Vintage cut-off flannel shirt by Eddie Bauer. Distressed leather vest by Dsquared.
The breakout star of NBC’s The Voice wasn’t a contestant -- it was its judge and Maroon 5’s front man. Here, the singer opens up about his natural exhibitionism, why his show trumps Idol, and how parents should react when a kid is queer. By Shana Naomi Krochmal | Photography by Yu Tsai | Styling by Grant Woolhead
In concert, Adam Levine slinks across the stage with a seductive, easy confidence. He is, in a word, cocksure. There’s a calculated tease, a sly wink across a room big enough to hold a small town. When the front man for Maroon 5 sings that he’s “got the moves like Jagger,” it’s a ballsy boast, but not entirely out of line.

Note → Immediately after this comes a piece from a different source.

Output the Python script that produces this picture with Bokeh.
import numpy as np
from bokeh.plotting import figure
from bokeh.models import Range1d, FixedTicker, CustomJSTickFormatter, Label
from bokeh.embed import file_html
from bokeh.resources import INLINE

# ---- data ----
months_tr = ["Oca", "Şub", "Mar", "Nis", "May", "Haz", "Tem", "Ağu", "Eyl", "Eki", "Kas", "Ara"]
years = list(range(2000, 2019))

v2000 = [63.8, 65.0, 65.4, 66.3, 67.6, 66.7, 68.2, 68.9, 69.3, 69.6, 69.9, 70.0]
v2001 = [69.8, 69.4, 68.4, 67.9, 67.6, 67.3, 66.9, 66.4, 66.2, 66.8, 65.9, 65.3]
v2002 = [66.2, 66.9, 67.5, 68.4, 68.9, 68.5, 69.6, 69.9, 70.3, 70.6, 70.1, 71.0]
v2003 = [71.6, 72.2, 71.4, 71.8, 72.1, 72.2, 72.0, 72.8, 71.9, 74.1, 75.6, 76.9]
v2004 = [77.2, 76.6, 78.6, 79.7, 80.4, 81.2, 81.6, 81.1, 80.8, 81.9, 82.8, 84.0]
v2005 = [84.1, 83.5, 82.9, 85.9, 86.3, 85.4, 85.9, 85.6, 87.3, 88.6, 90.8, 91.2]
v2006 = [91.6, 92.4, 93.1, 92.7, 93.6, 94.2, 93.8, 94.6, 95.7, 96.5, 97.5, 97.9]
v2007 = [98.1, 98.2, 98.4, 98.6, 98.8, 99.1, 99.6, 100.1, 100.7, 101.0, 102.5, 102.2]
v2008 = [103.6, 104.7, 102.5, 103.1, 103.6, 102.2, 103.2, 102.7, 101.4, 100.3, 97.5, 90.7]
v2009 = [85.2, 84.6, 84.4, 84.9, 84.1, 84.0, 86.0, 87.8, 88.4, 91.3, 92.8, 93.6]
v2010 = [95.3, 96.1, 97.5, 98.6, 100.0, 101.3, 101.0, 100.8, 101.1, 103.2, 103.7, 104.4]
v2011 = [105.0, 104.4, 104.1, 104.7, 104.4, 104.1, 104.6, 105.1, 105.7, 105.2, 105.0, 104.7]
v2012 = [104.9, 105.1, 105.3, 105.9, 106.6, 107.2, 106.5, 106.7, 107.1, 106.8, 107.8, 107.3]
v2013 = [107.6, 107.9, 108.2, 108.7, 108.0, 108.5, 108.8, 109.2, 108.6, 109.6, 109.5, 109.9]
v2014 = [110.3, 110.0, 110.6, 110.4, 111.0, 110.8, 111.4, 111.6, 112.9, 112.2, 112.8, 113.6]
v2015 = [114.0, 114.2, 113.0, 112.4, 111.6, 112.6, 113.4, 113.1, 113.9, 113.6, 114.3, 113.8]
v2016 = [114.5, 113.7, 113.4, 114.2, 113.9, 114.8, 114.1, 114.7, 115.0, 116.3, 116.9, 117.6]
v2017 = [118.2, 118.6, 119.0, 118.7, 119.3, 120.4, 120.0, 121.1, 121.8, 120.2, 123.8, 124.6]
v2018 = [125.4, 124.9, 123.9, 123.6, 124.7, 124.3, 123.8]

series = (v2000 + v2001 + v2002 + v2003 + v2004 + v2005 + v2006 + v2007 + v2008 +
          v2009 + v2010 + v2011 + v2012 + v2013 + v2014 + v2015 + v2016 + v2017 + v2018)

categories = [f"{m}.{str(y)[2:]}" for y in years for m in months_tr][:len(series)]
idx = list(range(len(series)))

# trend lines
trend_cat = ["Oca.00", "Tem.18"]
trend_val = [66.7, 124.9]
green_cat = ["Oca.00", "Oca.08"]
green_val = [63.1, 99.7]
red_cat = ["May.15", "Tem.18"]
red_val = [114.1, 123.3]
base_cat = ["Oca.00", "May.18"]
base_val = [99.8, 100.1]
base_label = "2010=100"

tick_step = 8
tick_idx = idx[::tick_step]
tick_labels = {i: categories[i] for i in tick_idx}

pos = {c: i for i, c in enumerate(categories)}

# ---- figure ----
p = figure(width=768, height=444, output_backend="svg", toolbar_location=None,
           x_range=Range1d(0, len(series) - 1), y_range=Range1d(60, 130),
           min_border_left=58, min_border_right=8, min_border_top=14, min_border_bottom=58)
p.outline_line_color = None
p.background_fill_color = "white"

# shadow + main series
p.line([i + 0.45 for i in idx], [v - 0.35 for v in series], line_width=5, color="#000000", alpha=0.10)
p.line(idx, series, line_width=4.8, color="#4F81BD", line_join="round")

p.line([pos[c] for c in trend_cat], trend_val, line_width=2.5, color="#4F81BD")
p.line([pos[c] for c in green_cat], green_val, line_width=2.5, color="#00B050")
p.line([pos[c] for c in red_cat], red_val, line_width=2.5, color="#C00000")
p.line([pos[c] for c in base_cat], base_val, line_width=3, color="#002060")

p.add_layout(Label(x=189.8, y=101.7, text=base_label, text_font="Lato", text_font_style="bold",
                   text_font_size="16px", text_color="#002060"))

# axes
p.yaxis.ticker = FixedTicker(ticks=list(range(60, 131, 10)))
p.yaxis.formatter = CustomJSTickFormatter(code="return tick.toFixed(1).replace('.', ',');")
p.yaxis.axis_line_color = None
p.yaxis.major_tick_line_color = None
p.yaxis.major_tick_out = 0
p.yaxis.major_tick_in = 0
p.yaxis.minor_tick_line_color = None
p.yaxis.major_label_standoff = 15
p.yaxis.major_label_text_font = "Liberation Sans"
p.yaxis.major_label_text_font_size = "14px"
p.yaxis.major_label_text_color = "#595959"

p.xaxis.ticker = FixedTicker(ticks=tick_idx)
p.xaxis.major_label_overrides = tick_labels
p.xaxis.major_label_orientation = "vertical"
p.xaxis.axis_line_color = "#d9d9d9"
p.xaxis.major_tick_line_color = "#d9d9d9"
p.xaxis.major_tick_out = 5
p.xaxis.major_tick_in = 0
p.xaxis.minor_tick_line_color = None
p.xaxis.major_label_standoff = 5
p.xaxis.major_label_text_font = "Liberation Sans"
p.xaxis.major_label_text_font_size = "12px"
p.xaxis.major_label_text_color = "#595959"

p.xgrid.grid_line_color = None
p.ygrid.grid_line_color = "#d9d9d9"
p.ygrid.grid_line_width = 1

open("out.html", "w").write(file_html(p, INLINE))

On The Voice, where he is one of four celebrity judges, Levine is confined to a high-backed throne that he spins around to indicate his belief that an unseen voice -- the voice, perhaps -- might be the one to win $100,000 and a recording contract. The Voice is more complicated than American Idol -- but also more fun, more diverse, and, because its celebrity coaches are on the hook to produce real talent, ultimately more satisfying to watch.

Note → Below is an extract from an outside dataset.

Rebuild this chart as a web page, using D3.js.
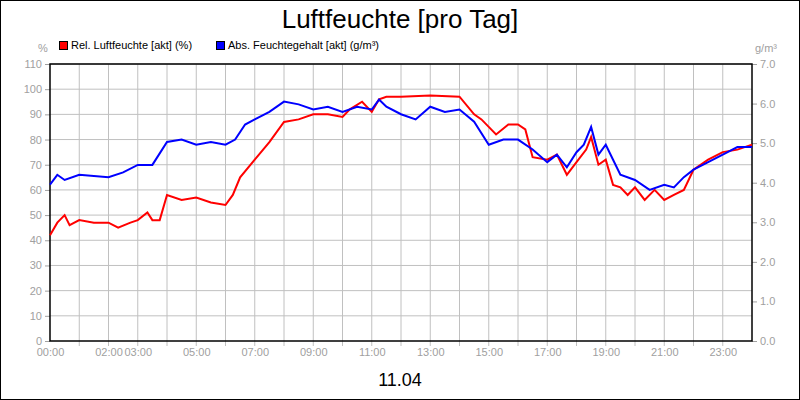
<!DOCTYPE html>
<html><head><meta charset="utf-8">
<script src="https://cdn.jsdelivr.net/npm/d3@7"></script>
<style>body{margin:0;background:#fff}svg{display:block;font-family:"Liberation Sans",Arial,sans-serif}</style>
</head><body><div id="chart"></div>
<script>
// Relative Luftfeuchte (%) – Stunde
const relHours = [0,0.25,0.5,0.67,1,1.5,2,2.33,2.75,3,3.33,3.5,3.75,4,4.5,5,5.5,6,6.25,6.5,7,7.5,8,8.5,9,9.5,10,10.25,10.67,11,11.25,11.5,12,13,14,14.5,14.75,15.25,15.67,16,16.25,16.5,17,17.33,17.67,18,18.33,18.5,18.75,19,19.25,19.5,19.75,20,20.33,20.67,21,21.33,21.67,22,22.5,23,23.5,24];
const relValues = [42,47,50,46,48,47,47,45,47,48,51,48,48,58,56,57,55,54,58,65,72,79,87,88,90,90,89,92,95,91,96,97,97,97.5,97,90,88,82,86,86,84,73,72,74,66,71,76,81,70,72,62,61,58,61,56,60,56,58,60,68,72,75,76,78];
// Absoluter Feuchtegehalt (g/m³)
const absHours = [0,0.25,0.5,1,2,2.5,3,3.5,4,4.5,5,5.5,6,6.33,6.67,7,7.5,8,8.5,9,9.5,10,10.5,11,11.25,11.5,12,12.5,13,13.5,14,14.5,15,15.5,16,16.5,17,17.33,17.67,18,18.25,18.5,18.75,19,19.25,19.5,20,20.5,21,21.33,21.67,22,22.5,23,23.5,24];
const absValues = [3.95,4.2,4.07,4.2,4.14,4.26,4.45,4.45,5.03,5.09,4.96,5.03,4.96,5.09,5.47,5.6,5.79,6.05,5.98,5.85,5.92,5.79,5.92,5.85,6.1,5.92,5.73,5.6,5.92,5.79,5.85,5.54,4.96,5.09,5.09,4.84,4.52,4.71,4.39,4.77,4.96,5.41,4.71,4.96,4.58,4.2,4.07,3.82,3.95,3.88,4.14,4.33,4.52,4.71,4.9,4.9];
const leftTicks = d3.range(0, 111, 10);
const rightTicks = d3.range(0, 8, 1);
const xLabelHours = [0,2,3,5,7,9,11,13,15,17,19,21,23];

const width = 800, height = 400;
const m = {left: 50, right: 48, top: 64, bottom: 59};
const svg = d3.select('#chart').append('svg').attr('width', width).attr('height', height);
svg.append('rect').attr('x', 0.5).attr('y', 0.5).attr('width', width - 1).attr('height', height - 1)
  .attr('fill', '#fff').attr('stroke', '#000');

const x = d3.scaleLinear().domain([0, 24]).range([m.left, width - m.right]);
const yL = d3.scaleLinear().domain([0, 110]).range([height - m.bottom, m.top]);
const yR = d3.scaleLinear().domain([0, 7]).range([height - m.bottom, m.top]);

// Gitter
svg.append('g').selectAll('line').data(d3.range(1, 24)).join('line')
  .attr('x1', d => x(d)).attr('x2', d => x(d)).attr('y1', m.top).attr('y2', height - m.bottom + 5)
  .attr('stroke', '#c0c0c0');
svg.append('g').selectAll('line').data(leftTicks.slice(1)).join('line')
  .attr('x1', m.left).attr('x2', width - m.right).attr('y1', d => yL(d)).attr('y2', d => yL(d))
  .attr('stroke', '#c0c0c0');

const grey = '#a0a0a0';
const axL = svg.append('g').attr('transform', `translate(${m.left},0)`)
  .call(d3.axisLeft(yL).tickValues(leftTicks).tickSize(5).tickPadding(3));
const axR = svg.append('g').attr('transform', `translate(${width - m.right},0)`)
  .call(d3.axisRight(yR).tickValues(rightTicks).tickSize(5).tickPadding(3));
const axB = svg.append('g').attr('transform', `translate(0,${height - m.bottom})`)
  .call(d3.axisBottom(x).tickValues(xLabelHours).tickSize(0).tickPadding(7)
    .tickFormat(d => String(d).padStart(2, '0') + ':00'));
[axL, axR, axB].forEach(a => {
  a.select('.domain').remove();
  a.selectAll('line').attr('stroke', grey);
  a.selectAll('text').attr('fill', grey).attr('font-size', 11).attr('font-family', '"Liberation Sans",Arial,sans-serif');
});

// Rahmen Plotbereich
svg.append('rect').attr('x', m.left).attr('y', m.top)
  .attr('width', width - m.left - m.right).attr('height', height - m.top - m.bottom)
  .attr('fill', 'none').attr('stroke', '#000').attr('stroke-width', 1.5);

svg.append('path').datum(relHours.map((h, i) => [h, relValues[i]]))
  .attr('d', d3.line().x(d => x(d[0])).y(d => yL(d[1])))
  .attr('fill', 'none').attr('stroke', '#ff0000').attr('stroke-width', 2);
svg.append('path').datum(absHours.map((h, i) => [h, absValues[i]]))
  .attr('d', d3.line().x(d => x(d[0])).y(d => yR(d[1])))
  .attr('fill', 'none').attr('stroke', '#0000ff').attr('stroke-width', 2);

// Titel und Beschriftung
svg.append('text').attr('x', 400).attr('y', 28).attr('text-anchor', 'middle')
  .attr('font-size', 26).text('Luftfeuchte [pro Tag]');
svg.append('text').attr('x', 400).attr('y', 386).attr('text-anchor', 'middle')
  .attr('font-size', 18).text('11.04');
svg.append('text').attr('x', 43).attr('y', 52).attr('text-anchor', 'middle')
  .attr('fill', grey).attr('font-size', 11).text('%');
svg.append('text').attr('x', 766).attr('y', 52).attr('text-anchor', 'middle')
  .attr('fill', grey).attr('font-size', 11).text('g/m³');

const legend = [['Rel. Luftfeuchte [akt] (%)', '#ff0000', 59], ['Abs. Feuchtegehalt [akt] (g/m³)', '#0000ff', 216]];
legend.forEach(([t, c, lx]) => {
  svg.append('rect').attr('x', lx + 0.5).attr('y', 41.5).attr('width', 8).attr('height', 8)
    .attr('fill', c).attr('stroke', '#000');
  svg.append('text').attr('x', lx + 12).attr('y', 49).attr('font-size', 11).text(t);
});
</script></body></html>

Stuck in that glorified swivel chair, watching the singers on his team compete, Levine wraps his tattooed arms -- a crouching tiger; a classic shout-out to mom; the number 222, a reference to his band’s first recording studio -- around the seat’s built-in table, pounding his fists with excitement that one of his prodigies has just nailed it. During the finale, he can barely contain himself while praising Javier Colon, the vocalist from Team Adam who ultimately wins. “Everyone knows you’re an amazing singer, but what they may not know is that you’re such an amazing guy,” he says. “I’ve grown so close to you as a friend, and I’ve got so much love for you. And it’s really hard for me to root for someone that I don’t genuinely--” He chokes up. Clearing his throat, he tries again: “That I don’t genuinely love very much.”

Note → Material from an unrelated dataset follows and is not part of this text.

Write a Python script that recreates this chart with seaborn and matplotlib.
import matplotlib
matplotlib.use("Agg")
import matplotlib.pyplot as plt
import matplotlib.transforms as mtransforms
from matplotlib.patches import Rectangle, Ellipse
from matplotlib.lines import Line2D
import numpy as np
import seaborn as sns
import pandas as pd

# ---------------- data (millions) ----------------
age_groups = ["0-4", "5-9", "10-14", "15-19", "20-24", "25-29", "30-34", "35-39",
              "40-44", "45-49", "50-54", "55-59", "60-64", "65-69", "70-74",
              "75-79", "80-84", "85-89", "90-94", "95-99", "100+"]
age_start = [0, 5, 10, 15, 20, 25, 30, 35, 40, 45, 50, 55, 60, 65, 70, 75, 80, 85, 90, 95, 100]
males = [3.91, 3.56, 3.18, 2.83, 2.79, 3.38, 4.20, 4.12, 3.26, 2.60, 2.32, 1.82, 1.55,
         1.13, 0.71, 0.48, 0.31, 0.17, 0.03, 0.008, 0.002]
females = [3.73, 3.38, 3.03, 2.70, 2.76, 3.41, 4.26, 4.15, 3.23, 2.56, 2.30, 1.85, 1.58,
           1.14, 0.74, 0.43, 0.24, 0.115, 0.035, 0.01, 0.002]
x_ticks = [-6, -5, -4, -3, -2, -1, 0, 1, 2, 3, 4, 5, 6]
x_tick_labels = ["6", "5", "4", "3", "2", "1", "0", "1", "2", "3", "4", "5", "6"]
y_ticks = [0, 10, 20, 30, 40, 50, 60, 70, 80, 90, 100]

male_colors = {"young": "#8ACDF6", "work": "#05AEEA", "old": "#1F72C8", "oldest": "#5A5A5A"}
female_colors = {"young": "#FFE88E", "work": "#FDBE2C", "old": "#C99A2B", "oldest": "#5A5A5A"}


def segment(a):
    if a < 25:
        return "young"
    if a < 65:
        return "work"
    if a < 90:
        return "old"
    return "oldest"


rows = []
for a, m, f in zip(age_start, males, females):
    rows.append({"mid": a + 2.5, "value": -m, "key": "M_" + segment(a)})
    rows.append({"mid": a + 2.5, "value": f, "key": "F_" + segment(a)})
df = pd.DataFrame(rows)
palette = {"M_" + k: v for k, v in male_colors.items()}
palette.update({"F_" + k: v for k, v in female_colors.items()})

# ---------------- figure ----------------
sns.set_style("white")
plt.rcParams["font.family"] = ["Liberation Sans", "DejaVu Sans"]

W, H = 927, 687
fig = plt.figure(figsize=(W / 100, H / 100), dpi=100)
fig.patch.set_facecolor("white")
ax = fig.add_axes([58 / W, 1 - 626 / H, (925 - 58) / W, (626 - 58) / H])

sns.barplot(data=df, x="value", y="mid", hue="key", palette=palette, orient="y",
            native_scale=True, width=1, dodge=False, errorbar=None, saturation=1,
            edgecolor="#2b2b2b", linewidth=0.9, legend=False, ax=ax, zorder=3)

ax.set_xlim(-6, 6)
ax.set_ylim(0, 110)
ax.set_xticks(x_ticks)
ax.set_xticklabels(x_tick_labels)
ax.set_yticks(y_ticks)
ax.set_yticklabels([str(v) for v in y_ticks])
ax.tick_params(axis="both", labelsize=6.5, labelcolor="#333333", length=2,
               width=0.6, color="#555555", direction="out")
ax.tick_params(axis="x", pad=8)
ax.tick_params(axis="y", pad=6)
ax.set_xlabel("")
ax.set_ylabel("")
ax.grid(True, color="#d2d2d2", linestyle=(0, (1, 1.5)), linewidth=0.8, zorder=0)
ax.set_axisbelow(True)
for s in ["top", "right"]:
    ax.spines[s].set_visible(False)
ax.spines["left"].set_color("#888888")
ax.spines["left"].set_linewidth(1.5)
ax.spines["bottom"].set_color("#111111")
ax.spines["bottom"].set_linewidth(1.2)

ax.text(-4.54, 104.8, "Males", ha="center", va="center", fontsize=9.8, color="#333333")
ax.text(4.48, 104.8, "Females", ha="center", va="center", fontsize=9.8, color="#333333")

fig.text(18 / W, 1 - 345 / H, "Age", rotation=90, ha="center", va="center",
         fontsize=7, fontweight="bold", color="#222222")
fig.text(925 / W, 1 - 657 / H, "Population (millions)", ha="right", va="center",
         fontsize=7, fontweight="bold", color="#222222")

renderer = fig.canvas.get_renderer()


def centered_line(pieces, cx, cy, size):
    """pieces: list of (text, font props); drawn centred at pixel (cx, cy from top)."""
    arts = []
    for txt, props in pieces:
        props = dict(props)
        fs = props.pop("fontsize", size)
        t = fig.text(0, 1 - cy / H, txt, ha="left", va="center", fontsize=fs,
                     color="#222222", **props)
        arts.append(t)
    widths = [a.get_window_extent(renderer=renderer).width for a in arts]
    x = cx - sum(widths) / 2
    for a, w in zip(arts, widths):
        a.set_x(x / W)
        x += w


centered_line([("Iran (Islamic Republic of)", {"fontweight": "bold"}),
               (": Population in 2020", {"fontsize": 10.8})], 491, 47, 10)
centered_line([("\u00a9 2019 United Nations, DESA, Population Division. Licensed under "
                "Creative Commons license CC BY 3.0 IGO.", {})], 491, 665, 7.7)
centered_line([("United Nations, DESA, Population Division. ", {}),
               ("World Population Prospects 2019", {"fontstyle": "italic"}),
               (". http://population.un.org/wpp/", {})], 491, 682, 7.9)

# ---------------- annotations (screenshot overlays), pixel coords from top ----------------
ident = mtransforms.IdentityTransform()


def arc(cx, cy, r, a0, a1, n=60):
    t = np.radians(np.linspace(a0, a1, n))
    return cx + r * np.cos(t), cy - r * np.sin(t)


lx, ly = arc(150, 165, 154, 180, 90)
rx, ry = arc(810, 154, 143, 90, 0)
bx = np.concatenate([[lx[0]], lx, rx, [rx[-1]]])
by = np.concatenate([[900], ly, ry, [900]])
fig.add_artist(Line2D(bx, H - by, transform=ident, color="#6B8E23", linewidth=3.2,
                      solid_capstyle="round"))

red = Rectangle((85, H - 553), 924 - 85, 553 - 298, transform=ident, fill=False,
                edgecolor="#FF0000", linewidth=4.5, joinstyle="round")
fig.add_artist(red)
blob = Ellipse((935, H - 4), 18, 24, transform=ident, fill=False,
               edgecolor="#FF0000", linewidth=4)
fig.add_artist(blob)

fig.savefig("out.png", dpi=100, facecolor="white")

Colon may have won the grand prize, but it’s Levine who became The Voice’s big breakout star. The show set records for its social media tie-ins, and many of the viewers who flooded Twitter with their commentary seemed to have little knowledge of Levine’s previous life, beyond a vague recollection of Maroon 5’s radio mainstays like “This Love,” “She Will Be Loved,” and “Makes Me Wonder.”
Levine’s self-assured, heart-on-his-sleeve rocker style translated well to the small screen, even if he was skeptical about signing up. “As a musician, being on a television show can often read as This person needed to do this for their career -- which clearly was not the case for any of us.”
With only three full-length studio albums in a decade, Maroon 5 is really more of a descendant of nomadic jam bands—since their 2002 debut, Songs About Jane, they’ve played hundreds of shows -- with a funkadelic, souped-up sound that relies as much on R&B hooks and hip-hop beats as extended guitar solos. They’ve sold more than 15 million albums and racked up three Grammys (including 2005’s Best New Artist some 10 years after they first began playing together).
At times in the last few years, Levine has sounded ambivalent about committing to a long-term future as a front man of a globe-trotting band. But The Voice has obviously touched him deeply, rekindling his passion for performing and bringing to the forefront his crunchy, hippie attitude. He earnestly talks about the “energy” of the show and how “beautiful” it is that people have embraced music more than ever.
“I talk about it in a very heavy way, but it’s definitely had a pretty profound impact on my life,” he says. “That show’s become a part of me. Being in a position where you can help these people out and -- of course I get paid, and of course it’s good for my career as well. But there’s a lot of real talent, and it makes me excited to know I’m part of that.”